The forty-sixth day of the Omer, the Sefirah-Count, is called Yom HaMeyuchas, the Day of Distinction. It is the Second Day of Sivan, the day before the beginning of the Shloshet Yemei Hagbalah, the Three Days of Restraint that Moshe commanded the Jewish People to observe; restraint in approach to Mt. Sinai and restraint from marital intimacy. The purpose of the latter was so that the entire Jewish People would certainly be pure and full participants on the Day that HaShem would give the Torah to them, that cataclysmic event that occurred on the Sixth Day of Sivan, according to one Tannaitic opinion, or the Seventh Day (only for this first Shavuot), according to Rav Yosi.
The question arises, What is so distinguished about this Day that entitles it to such a special name?
Several answers come to mind:
1. There is, in fact, nothing special about the Day. It is only that CHAZAL, the Sages, in their great sensitivity were concerned even for the feelings of inanimate objects, and even for the feelings of "entities" such as units of time, like days, the existence of which is even more tenuous than that of "objects." In the case of objects, we find them concerned for the feelings of embarrassment of the challot, the Shabbat loaves, while Kiddush is recited over wine, requiring the challot to be covered. So they assigned a name to the Day, that sat forlorn in the shadow of Shavuot and the Shloshet Yemei Hagbalah, the "Day of Distinction," a name that it didn't really deserve.
2. On the First of Sivan, HaShem instructed Moshe to tell the nation, "You shall be a Kingdom of Priests and a Holy Nation" (Shemot 19:6).

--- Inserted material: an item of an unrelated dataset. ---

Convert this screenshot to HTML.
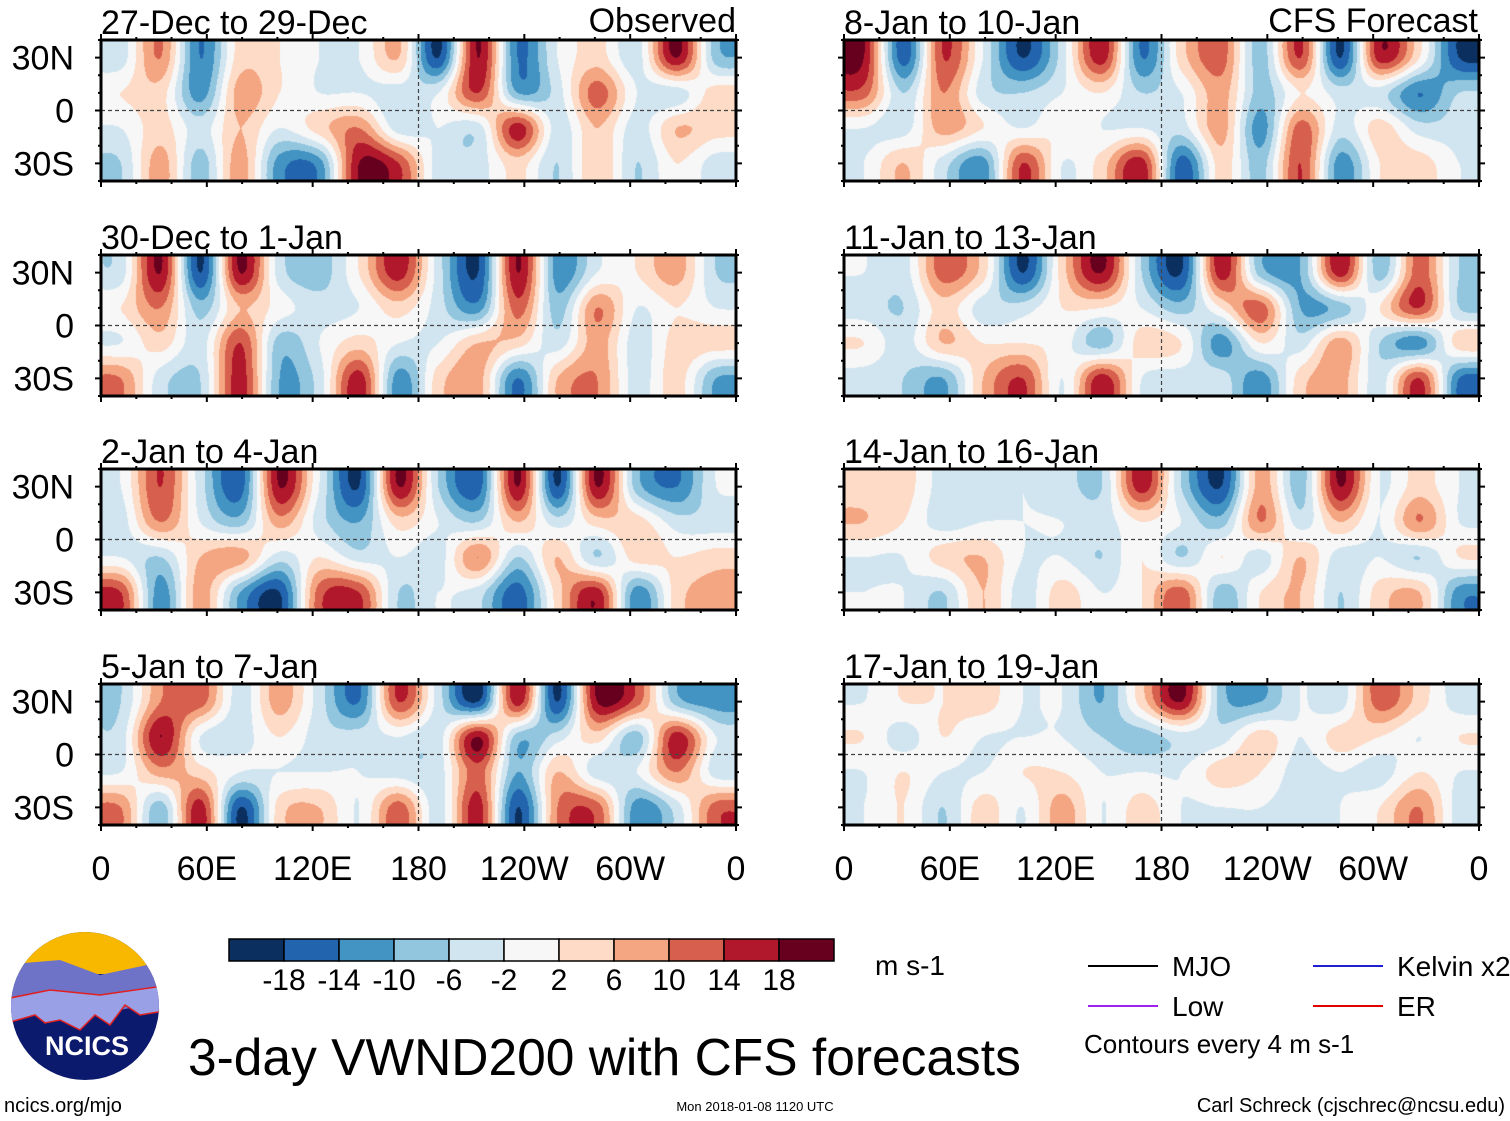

On the Second Day of Sivan, Moshe delivered this message and the People answered, "Everything that G-d has commanded we will do" (Shemot 19:8). So that great Day of Acceptance of the Torah by the People was given the title "Day of Distinction."
3. This Day symbolizes the machloket, the disagreement involving the Tanna Rav Yosi, an example of the Oral Torah, the Torah She-B'al Peh, that is the foundation of our belief and practice. It is the existence of this Day in this Week that makes this machloket possible.
4. Yahadut, Judaism, is fundamentally a meritocracy. A person is rewarded for his own achievements, not those of his fathers or his sons. This is exemplified by the principle that "a Torah Scholar who is a 'mamzer' (the product of an illicit sexual union), is considered superior to a Kohen Gadol, who is an ignoramus in Torah." Thus yichus or yachas, good family ties, should matter less than one's own achievements. If we take the word yachas, spelled 'Yud,' 'Chet,' 'Samech' out of the word Meyuchas, Special, we are left with 'Mem' and 'Vav,' or forty-six, as in the Forty-Sixth Day of the Omer.